>>>>

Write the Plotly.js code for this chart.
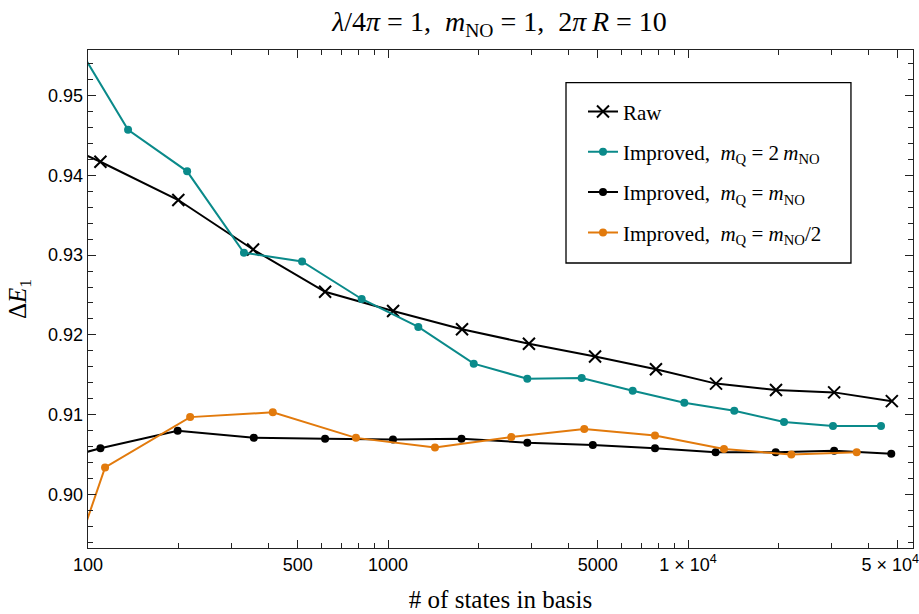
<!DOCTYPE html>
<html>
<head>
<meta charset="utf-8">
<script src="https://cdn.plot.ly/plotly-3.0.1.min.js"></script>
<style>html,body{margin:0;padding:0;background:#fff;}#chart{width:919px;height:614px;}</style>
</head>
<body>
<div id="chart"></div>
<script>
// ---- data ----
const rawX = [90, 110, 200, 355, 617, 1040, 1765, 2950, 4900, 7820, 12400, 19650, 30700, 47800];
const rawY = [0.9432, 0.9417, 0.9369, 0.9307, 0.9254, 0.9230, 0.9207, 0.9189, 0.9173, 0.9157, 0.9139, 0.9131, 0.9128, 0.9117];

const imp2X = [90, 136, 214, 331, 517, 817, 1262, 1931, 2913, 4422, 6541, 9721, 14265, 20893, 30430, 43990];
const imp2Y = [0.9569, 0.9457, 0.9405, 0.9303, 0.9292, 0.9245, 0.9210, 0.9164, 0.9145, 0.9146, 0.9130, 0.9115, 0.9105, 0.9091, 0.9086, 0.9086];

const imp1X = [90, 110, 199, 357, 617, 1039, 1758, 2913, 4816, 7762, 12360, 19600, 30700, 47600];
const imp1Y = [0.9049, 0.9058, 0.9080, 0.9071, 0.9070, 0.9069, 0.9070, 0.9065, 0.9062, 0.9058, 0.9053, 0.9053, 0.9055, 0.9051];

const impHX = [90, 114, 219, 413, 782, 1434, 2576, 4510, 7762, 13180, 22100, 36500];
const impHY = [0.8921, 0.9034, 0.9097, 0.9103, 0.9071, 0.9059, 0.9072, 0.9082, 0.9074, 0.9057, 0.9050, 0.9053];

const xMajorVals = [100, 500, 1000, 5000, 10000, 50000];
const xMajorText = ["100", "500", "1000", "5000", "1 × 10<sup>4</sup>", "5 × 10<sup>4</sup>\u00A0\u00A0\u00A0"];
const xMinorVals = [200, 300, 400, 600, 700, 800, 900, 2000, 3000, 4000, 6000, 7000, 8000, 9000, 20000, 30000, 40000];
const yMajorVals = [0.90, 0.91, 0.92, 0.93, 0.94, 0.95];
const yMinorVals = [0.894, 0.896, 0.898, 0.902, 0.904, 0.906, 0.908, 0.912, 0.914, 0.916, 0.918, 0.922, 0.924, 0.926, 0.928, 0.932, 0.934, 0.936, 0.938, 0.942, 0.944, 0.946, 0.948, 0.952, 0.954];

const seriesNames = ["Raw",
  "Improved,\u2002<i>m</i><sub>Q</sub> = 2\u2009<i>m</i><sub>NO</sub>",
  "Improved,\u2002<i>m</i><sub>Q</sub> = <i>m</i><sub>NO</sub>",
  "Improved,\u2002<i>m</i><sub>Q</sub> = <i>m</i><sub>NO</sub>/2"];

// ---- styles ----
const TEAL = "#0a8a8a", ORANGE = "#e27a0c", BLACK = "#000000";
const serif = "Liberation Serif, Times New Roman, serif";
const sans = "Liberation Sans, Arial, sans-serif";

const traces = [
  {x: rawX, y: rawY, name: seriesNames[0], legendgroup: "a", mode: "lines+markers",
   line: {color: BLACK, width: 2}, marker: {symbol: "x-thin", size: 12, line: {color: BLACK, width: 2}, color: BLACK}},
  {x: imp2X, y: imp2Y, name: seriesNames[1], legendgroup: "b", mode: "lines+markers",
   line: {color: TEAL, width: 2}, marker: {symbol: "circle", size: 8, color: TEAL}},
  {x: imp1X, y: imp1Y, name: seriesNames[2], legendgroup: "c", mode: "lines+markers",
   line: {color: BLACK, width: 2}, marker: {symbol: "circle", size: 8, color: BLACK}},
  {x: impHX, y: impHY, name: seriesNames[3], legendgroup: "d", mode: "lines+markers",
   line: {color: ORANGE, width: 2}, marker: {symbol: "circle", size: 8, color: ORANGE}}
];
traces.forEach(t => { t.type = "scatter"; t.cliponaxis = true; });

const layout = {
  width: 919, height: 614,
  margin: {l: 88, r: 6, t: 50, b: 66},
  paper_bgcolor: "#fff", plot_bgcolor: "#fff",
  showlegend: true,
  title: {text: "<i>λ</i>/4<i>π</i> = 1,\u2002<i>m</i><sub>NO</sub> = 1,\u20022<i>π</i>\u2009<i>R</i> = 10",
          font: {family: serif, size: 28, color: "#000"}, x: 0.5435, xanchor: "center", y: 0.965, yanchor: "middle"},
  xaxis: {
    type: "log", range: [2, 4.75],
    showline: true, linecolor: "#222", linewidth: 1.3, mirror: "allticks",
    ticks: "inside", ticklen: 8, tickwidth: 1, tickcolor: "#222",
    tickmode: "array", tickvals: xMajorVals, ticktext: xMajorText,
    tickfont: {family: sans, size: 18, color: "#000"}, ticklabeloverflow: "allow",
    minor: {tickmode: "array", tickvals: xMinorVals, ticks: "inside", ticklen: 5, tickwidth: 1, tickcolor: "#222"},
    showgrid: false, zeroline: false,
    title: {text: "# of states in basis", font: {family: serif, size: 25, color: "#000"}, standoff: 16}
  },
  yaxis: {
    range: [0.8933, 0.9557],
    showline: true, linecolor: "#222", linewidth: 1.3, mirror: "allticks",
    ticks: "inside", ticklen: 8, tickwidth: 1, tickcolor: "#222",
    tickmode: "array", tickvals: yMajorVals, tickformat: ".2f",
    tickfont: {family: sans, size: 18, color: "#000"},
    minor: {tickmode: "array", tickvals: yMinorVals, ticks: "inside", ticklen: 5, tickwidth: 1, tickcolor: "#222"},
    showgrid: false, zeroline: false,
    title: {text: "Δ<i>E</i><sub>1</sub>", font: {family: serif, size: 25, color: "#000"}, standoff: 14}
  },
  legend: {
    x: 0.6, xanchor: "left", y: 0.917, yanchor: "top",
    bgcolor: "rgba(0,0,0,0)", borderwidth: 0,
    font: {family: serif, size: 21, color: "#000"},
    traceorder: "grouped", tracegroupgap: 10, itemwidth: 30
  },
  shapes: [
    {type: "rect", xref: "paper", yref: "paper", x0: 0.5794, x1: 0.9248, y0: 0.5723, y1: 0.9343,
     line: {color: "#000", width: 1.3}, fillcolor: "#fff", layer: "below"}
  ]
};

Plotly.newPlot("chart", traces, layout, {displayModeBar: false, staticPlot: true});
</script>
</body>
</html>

<<<<

Copy exactly the lines running from the beginning of the listing through the line that has "0.9091, 0.9086, 0.9086];". Drop the pictures.

◆ ANSWER ◆
Write the Plotly.js code for this chart.
<!DOCTYPE html>
<html>
<head>
<meta charset="utf-8">
<script src="https://cdn.plot.ly/plotly-3.0.1.min.js"></script>
<style>html,body{margin:0;padding:0;background:#fff;}#chart{width:919px;height:614px;}</style>
</head>
<body>
<div id="chart"></div>
<script>
// ---- data ----
const rawX = [90, 110, 200, 355, 617, 1040, 1765, 2950, 4900, 7820, 12400, 19650, 30700, 47800];
const rawY = [0.9432, 0.9417, 0.9369, 0.9307, 0.9254, 0.9230, 0.9207, 0.9189, 0.9173, 0.9157, 0.9139, 0.9131, 0.9128, 0.9117];

const imp2X = [90, 136, 214, 331, 517, 817, 1262, 1931, 2913, 4422, 6541, 9721, 14265, 20893, 30430, 43990];
const imp2Y = [0.9569, 0.9457, 0.9405, 0.9303, 0.9292, 0.9245, 0.9210, 0.9164, 0.9145, 0.9146, 0.9130, 0.9115, 0.9105, 0.9091, 0.9086, 0.9086];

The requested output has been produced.